### WHAT YOU ARE ASKED TO DO
Write out the listing, please, but only from its first line through the line containing "import * as", exactly as given and without pictures.

-- START OF INFORMATION PROVIDED --

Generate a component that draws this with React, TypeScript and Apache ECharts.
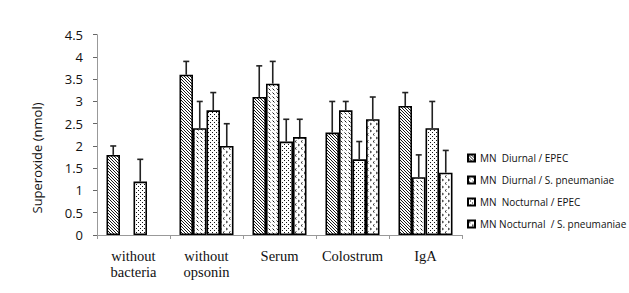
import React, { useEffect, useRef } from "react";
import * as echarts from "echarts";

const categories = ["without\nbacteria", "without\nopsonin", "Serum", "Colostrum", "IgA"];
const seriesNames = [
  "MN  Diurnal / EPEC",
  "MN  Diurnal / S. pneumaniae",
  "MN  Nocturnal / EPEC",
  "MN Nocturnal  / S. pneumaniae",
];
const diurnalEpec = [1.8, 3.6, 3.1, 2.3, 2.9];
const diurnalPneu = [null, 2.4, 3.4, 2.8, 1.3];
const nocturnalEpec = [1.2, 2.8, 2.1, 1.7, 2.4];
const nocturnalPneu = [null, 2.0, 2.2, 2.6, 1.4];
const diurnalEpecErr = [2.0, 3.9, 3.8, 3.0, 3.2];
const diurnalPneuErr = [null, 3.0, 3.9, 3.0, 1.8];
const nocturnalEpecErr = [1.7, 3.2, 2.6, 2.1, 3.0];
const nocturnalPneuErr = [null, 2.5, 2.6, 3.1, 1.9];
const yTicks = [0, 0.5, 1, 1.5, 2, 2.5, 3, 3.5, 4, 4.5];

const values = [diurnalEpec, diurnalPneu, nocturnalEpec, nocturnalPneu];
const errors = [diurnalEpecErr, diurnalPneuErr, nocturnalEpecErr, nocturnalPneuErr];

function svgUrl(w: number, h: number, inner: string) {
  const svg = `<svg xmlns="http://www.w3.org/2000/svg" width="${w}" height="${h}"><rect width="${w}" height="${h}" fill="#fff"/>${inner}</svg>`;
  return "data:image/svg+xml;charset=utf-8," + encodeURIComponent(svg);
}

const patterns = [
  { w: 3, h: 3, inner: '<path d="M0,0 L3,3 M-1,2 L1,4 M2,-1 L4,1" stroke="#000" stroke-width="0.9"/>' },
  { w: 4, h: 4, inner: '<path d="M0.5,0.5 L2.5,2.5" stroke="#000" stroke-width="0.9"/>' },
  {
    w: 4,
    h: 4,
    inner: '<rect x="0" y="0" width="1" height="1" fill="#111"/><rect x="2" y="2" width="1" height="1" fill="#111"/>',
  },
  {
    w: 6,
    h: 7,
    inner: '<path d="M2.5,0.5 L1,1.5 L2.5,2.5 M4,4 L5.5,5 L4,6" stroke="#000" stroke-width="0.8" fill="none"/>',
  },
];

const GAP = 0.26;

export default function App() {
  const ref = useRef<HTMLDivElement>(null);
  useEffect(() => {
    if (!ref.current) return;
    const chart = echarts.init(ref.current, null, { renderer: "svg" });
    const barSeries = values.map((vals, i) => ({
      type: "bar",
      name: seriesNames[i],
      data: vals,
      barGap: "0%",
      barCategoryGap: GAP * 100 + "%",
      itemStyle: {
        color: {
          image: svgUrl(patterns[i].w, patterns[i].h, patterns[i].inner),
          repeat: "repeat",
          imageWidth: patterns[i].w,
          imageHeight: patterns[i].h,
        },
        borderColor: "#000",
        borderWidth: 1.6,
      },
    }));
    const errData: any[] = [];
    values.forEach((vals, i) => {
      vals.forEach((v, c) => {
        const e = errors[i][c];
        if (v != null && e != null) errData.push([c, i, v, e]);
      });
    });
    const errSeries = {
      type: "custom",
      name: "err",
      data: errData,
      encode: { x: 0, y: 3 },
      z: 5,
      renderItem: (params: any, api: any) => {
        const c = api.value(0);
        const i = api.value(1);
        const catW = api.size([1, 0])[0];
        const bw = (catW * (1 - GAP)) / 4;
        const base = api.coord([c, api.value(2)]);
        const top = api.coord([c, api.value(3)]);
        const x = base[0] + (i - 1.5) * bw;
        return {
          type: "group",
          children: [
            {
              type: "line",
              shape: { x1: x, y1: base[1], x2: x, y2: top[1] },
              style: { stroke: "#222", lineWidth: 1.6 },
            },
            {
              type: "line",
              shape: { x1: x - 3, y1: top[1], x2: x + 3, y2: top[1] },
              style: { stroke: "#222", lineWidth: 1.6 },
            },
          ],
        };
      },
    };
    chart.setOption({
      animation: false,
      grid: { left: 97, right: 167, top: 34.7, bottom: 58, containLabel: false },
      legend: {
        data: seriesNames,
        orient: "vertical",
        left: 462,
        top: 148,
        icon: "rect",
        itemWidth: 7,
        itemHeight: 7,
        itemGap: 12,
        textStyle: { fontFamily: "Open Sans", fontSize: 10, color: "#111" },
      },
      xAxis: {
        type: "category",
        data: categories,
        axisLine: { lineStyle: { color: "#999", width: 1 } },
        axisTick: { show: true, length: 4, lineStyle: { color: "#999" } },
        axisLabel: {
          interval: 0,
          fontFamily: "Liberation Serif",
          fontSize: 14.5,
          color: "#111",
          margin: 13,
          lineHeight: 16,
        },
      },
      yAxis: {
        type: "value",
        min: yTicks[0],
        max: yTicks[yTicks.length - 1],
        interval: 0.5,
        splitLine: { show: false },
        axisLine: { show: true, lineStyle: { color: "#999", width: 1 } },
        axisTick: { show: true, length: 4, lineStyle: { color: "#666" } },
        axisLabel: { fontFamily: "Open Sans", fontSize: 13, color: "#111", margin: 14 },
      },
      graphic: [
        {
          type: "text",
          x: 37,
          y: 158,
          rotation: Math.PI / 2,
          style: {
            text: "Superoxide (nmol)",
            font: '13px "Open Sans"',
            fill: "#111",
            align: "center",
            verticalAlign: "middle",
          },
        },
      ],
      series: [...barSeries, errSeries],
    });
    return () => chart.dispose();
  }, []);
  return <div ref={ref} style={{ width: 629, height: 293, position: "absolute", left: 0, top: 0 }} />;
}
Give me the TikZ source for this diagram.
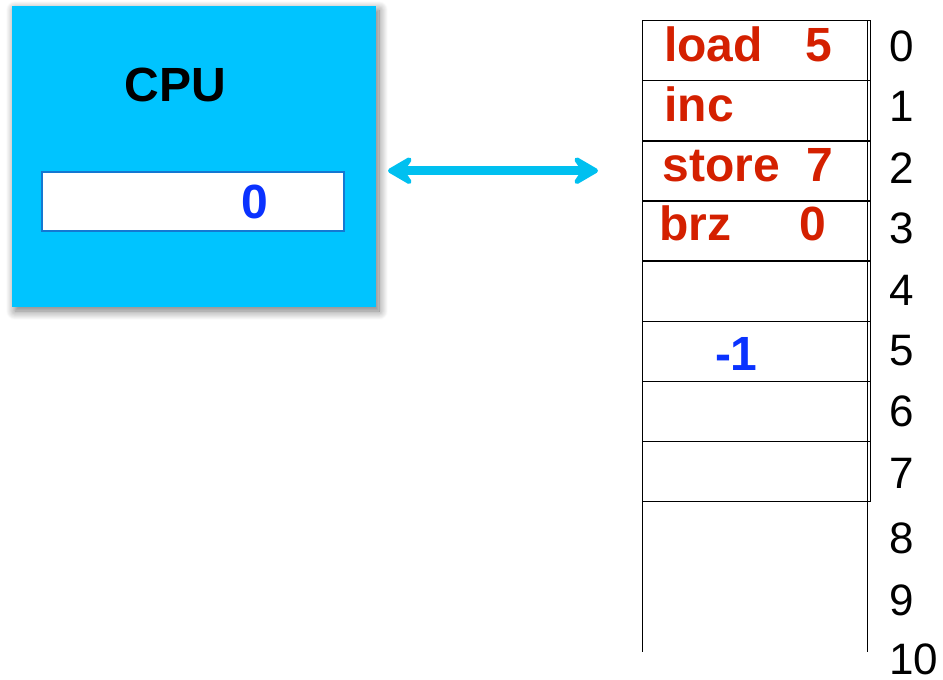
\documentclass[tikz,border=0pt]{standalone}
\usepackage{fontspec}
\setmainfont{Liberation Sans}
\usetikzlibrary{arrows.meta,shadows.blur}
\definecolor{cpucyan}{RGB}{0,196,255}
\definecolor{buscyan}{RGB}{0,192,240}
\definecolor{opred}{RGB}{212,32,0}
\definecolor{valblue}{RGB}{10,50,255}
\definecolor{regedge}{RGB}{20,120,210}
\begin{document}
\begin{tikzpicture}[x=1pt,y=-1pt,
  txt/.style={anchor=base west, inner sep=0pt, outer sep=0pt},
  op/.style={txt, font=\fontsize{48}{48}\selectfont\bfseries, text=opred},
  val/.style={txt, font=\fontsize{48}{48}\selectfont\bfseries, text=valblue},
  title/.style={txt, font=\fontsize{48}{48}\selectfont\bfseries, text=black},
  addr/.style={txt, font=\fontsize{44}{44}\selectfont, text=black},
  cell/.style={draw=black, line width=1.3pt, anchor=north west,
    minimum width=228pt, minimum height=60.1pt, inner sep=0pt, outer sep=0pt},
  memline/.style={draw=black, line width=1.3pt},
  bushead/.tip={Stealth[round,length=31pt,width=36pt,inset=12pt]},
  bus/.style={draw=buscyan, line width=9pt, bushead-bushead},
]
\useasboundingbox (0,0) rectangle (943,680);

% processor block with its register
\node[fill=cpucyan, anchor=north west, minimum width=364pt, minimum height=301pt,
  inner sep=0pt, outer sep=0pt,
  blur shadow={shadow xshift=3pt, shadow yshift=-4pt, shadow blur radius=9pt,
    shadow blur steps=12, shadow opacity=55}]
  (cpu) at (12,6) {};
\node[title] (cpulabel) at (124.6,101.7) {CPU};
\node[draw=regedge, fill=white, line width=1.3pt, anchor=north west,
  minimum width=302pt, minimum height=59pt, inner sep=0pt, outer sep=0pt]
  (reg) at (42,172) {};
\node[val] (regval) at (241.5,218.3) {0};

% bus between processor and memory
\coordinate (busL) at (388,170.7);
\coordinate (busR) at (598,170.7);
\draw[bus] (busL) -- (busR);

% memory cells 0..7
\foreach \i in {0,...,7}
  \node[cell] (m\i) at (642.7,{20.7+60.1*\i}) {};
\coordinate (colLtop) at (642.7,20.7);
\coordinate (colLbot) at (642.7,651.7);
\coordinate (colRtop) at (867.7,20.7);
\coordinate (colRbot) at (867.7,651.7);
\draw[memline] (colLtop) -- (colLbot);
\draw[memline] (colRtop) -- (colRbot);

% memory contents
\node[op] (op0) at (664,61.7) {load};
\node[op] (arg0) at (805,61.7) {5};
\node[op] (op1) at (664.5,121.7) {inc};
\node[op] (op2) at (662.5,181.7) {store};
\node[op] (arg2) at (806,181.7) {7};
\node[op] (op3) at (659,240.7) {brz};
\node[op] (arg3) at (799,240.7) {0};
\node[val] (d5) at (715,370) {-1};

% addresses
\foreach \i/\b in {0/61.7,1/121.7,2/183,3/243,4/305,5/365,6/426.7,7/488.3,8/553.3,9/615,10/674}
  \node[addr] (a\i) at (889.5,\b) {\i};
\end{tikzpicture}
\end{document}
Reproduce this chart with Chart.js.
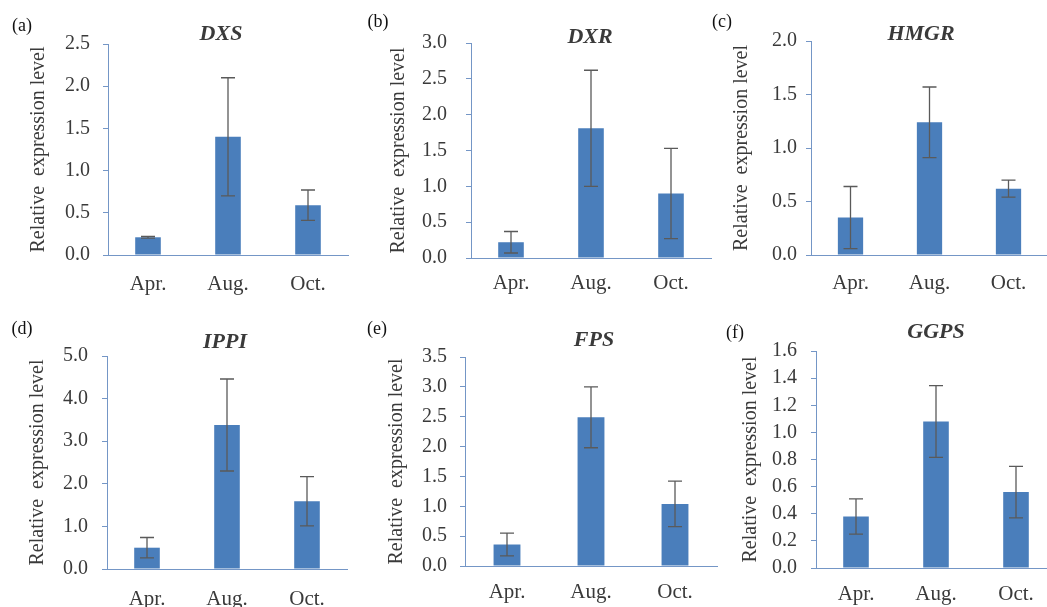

-- END OF INFORMATION PROVIDED --

### RESULT
Generate a component that draws this with React, TypeScript and Apache ECharts.
import React, { useEffect, useRef } from "react";
import * as echarts from "echarts";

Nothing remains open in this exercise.